Art-203 / Intro to the Visual Arts: Western Art-4: Rococo Art

Posted by: Ping

Rococo (rə’koʊkoʊ), or “Late Baroque”, is an 18th-century artistic movement and visual art style, which affected several aspects of the arts including painting, sculpture, architecture, interior design, and decoration art. The Rococo developed in the early part of the 18th century in Paris, France as a reaction against the grandeur, symmetry and strict regulations of the Baroque, especially that of the Palace of Versailles. In such a way, Rococo artists opted for a more jocular, florid and graceful approach to Baroque art and architecture. Rococo art and architecture in such a way was ornate and made strong usage of creamy, pastel-like colors, asymmetrical designs, curves and gold. Unlike the more politically focused Baroque, the Rococo had more playful and often witty artistic themes.

The Most Influential Painters of the Rococo Movement:

François Boucher was a French painter and a proponent of the Rococo style. Boucher is known for his idyllic and voluptuous paintings on classical themes, decorative allegories, and pastoral scenes. He was perhaps the most celebrated decorative artist of the 18th century.

Jean-Honoré Fragonard was a French painter and printmaker whose late Rococo manner was distinguished by remarkable facility, exuberance, and hedonism. One of the most prolific artists active in the last decades of the Ancien Régime, Fragonard produced more than 550 paintings

William Hogarth was an English painter, printmaker, pictorial satirist, social critic, and editorial cartoonist who has been credited with pioneering western sequential art.
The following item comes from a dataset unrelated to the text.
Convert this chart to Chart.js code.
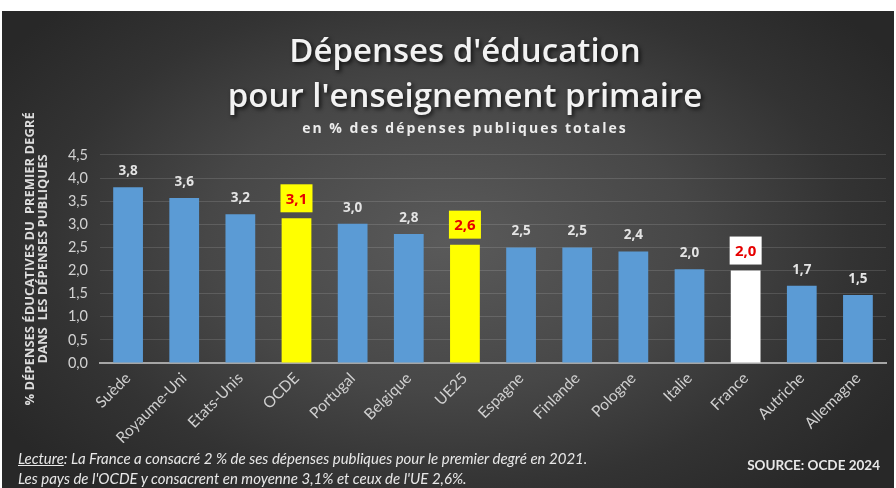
<!DOCTYPE html>
<html><head><meta charset="utf-8">
<script src="https://cdn.jsdelivr.net/npm/chart.js@4/dist/chart.umd.min.js"></script>
<style>
html,body{margin:0;padding:0;background:#fff;width:896px;height:488px;overflow:hidden;}
#bg{position:absolute;left:2px;top:11px;width:892px;height:477px;
background:radial-gradient(ellipse 60% 70% at 50% 48%, #5a5a5a 0%, #474747 45%, #333 75%, #282828 100%);}
#wrap{position:absolute;left:0;top:0;width:896px;height:488px;}
.foot{position:absolute;font-family:Lato,"Open Sans",sans-serif;color:#e8e8e8;white-space:nowrap;}
#l1{left:18px;top:449px;font-style:italic;font-size:15px;}
#l2{left:18px;top:469px;font-style:italic;font-size:15px;}
#src{right:16px;top:457px;font-weight:bold;font-size:13.5px;}
</style></head>
<body>
<div id="bg"></div>
<div id="wrap"><canvas id="c" width="896" height="488"></canvas></div>
<div class="foot" id="l1"><u>Lecture</u>: La France a consacré 2 % de ses dépenses publiques pour le premier degré en 2021.</div>
<div class="foot" id="l2">Les pays de l'OCDE y consacrent en moyenne 3,1% et ceux de l'UE 2,6%.</div>
<div class="foot" id="src">SOURCE: OCDE 2024</div>
<script>
const categories = ["Suède","Royaume-Uni","Etats-Unis","OCDE","Portugal","Belgique","UE25","Espagne","Finlande","Pologne","Italie","France","Autriche","Allemagne"];
const values = [3.8,3.57,3.22,3.13,3.01,2.79,2.56,2.5,2.5,2.41,2.03,2.0,1.67,1.47];
const highlight = ["", "", "", "yellow", "", "", "yellow", "", "", "", "", "white", "", ""];
const yTicks = [0,0.5,1,1.5,2,2.5,3,3.5,4,4.5];
const titleLines = ["Dépenses d'éducation","pour l'enseignement primaire"];
const subtitleText = "en % des dépenses publiques totales";
const yTitleLines = ["% DÉPENSES ÉDUCATIVES DU  PREMIER DEGRÉ","DANS  LES DÉPENSES PUBLIQUES"];

const BLUE = "#5b9bd5";
const barColors = highlight.map(h => h === "yellow" ? "#ffff00" : (h === "white" ? "#ffffff" : BLUE));
const fmt = v => v.toFixed(1).replace('.', ',');

// text styling helper: letter spacing for the subtitle, drop shadow for the title
const textStylePlugin = {
  id: 'textStyle',
  beforeDraw(chart) {
    const ctx = chart.ctx;
    if (ctx._patched) return;
    ctx._patched = true;
    const orig = ctx.fillText.bind(ctx);
    ctx.fillText = function (t, x, y, mw) {
      if (t === subtitleText) {
        const ls = ctx.letterSpacing;
        ctx.letterSpacing = '2px';
        orig(t, x, y);
        ctx.letterSpacing = ls;
      } else if (titleLines.includes(t)) {
        ctx.save();
        ctx.shadowColor = 'rgba(0,0,0,0.75)';
        ctx.shadowBlur = 4;
        ctx.shadowOffsetX = 2;
        ctx.shadowOffsetY = 2;
        orig(t, x, y);
        ctx.restore();
      } else if (mw !== undefined) {
        orig(t, x, y, mw);
      } else {
        orig(t, x, y);
      }
    };
  }
};

const labelPlugin = {
  id: 'valueLabels',
  afterDatasetsDraw(chart) {
    const ctx = chart.ctx;
    const meta = chart.getDatasetMeta(0);
    meta.data.forEach((bar, i) => {
      const txt = fmt(values[i]);
      const x = bar.x, top = bar.y;
      ctx.save();
      ctx.textAlign = 'center';
      ctx.textBaseline = 'middle';
      if (highlight[i]) {
        const w = 32, h = 28;
        ctx.fillStyle = highlight[i] === 'yellow' ? '#ffff00' : '#ffffff';
        ctx.fillRect(x - w/2, top - 6 - h, w, h);
        ctx.fillStyle = '#e60000';
        ctx.font = 'bold 15px "Open Sans", sans-serif';
        ctx.fillText(txt, x, top - 6 - h/2 + 1);
      } else {
        ctx.fillStyle = '#e4e4e4';
        ctx.font = 'bold 13.5px "Open Sans", sans-serif';
        ctx.fillText(txt, x, top - 16);
      }
      ctx.restore();
    });
  }
};

new Chart(document.getElementById('c'), {
  type: 'bar',
  data: {
    labels: categories,
    datasets: [{
      data: values,
      backgroundColor: barColors,
      borderWidth: 0,
      barPercentage: 0.53,
      categoryPercentage: 1.0
    }]
  },
  options: {
    responsive: false,
    animation: false,
    layout: { padding: { left: 44, right: 10, top: 0, bottom: 45 } },
    plugins: {
      legend: { display: false },
      tooltip: { enabled: false },
      title: {
        display: true,
        text: titleLines,
        color: '#f2f2f2',
        font: { family: '"Open Sans", sans-serif', size: 33, weight: '600', lineHeight: 1.36 },
        padding: { top: 30, bottom: 0 }
      },
      subtitle: {
        display: true,
        text: subtitleText,
        color: '#ececec',
        font: { family: '"Open Sans", sans-serif', size: 14, weight: 'bold', lineHeight: 1.2 },
        padding: { top: 1, bottom: 17.4 }
      }
    },
    scales: {
      x: {
        grid: { display: false, drawTicks: false },
        border: { display: true, color: '#a6a6a6', width: 2 },
        ticks: {
          color: '#cfcfcf',
          font: { family: 'Lato, sans-serif', size: 15.5 },
          minRotation: 45, maxRotation: 45,
          padding: 6
        },
        afterFit(s) { s.height = 80; }
      },
      y: {
        min: 0, max: 4.5,
        afterBuildTicks(s) { s.ticks = yTicks.map(v => ({ value: v })); },
        grid: { color: 'rgba(255,255,255,0.13)', lineWidth: 1, drawTicks: false },
        border: { display: false },
        ticks: {
          color: '#d2d2d2',
          font: { family: 'Lato, sans-serif', size: 14.5 },
          padding: 12,
          callback: v => fmt(v)
        },
        title: {
          display: true,
          text: yTitleLines,
          color: '#dcdcdc',
          font: { family: '"Open Sans", sans-serif', size: 13, weight: 'bold', lineHeight: 1.05 },
          padding: { top: -21, bottom: 0 }
        },
        afterFit(s) { s.width = 56; }
      }
    }
  },
  plugins: [textStylePlugin, labelPlugin]
});
</script>
</body></html>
William Hogarth offered a unique version of Rococo. His work ranged from realistic portraiture to comic strip-like series of pictures called “modern moral subjects”.
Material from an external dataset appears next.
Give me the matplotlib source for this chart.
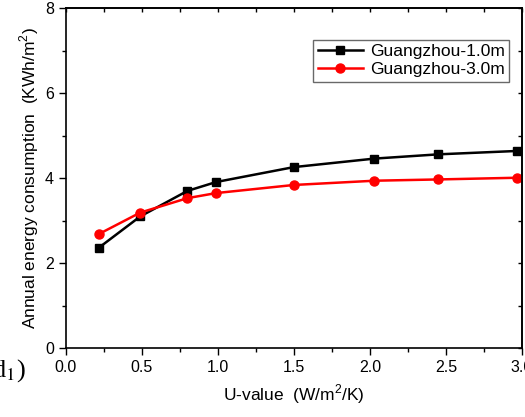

Adélaïde Labille-Guiard French Neoclassical Painter

Giambattista Tiepolo was an Italian painter and printmaker. He was prolific, and worked not only in Italy, but also in Germany and Spain. Successful from the beginning of his career, he has been described as “the greatest decorative painter of eighteenth-century Europe, as well as its most able craftsman. Giambattista Tiepolo made Venice a major center for Rococo; he significantly contributed to the spread of the style by his work in Central Europe.

Jeane Antoine Watteau was a French painter whose brief career spurred the revival of interest in color and movement (in the tradition of Correggio and Rubens). He revitalized the waning Baroque style, and indeed moved it to the less severe, more naturalistic, less formally classical Rococo.

Baroque vs Rococo in Architecture and Design

The difference between baroque and rococo art is slim. They both cover the same things like landscapes, religions and so on. The only difference might be their periods.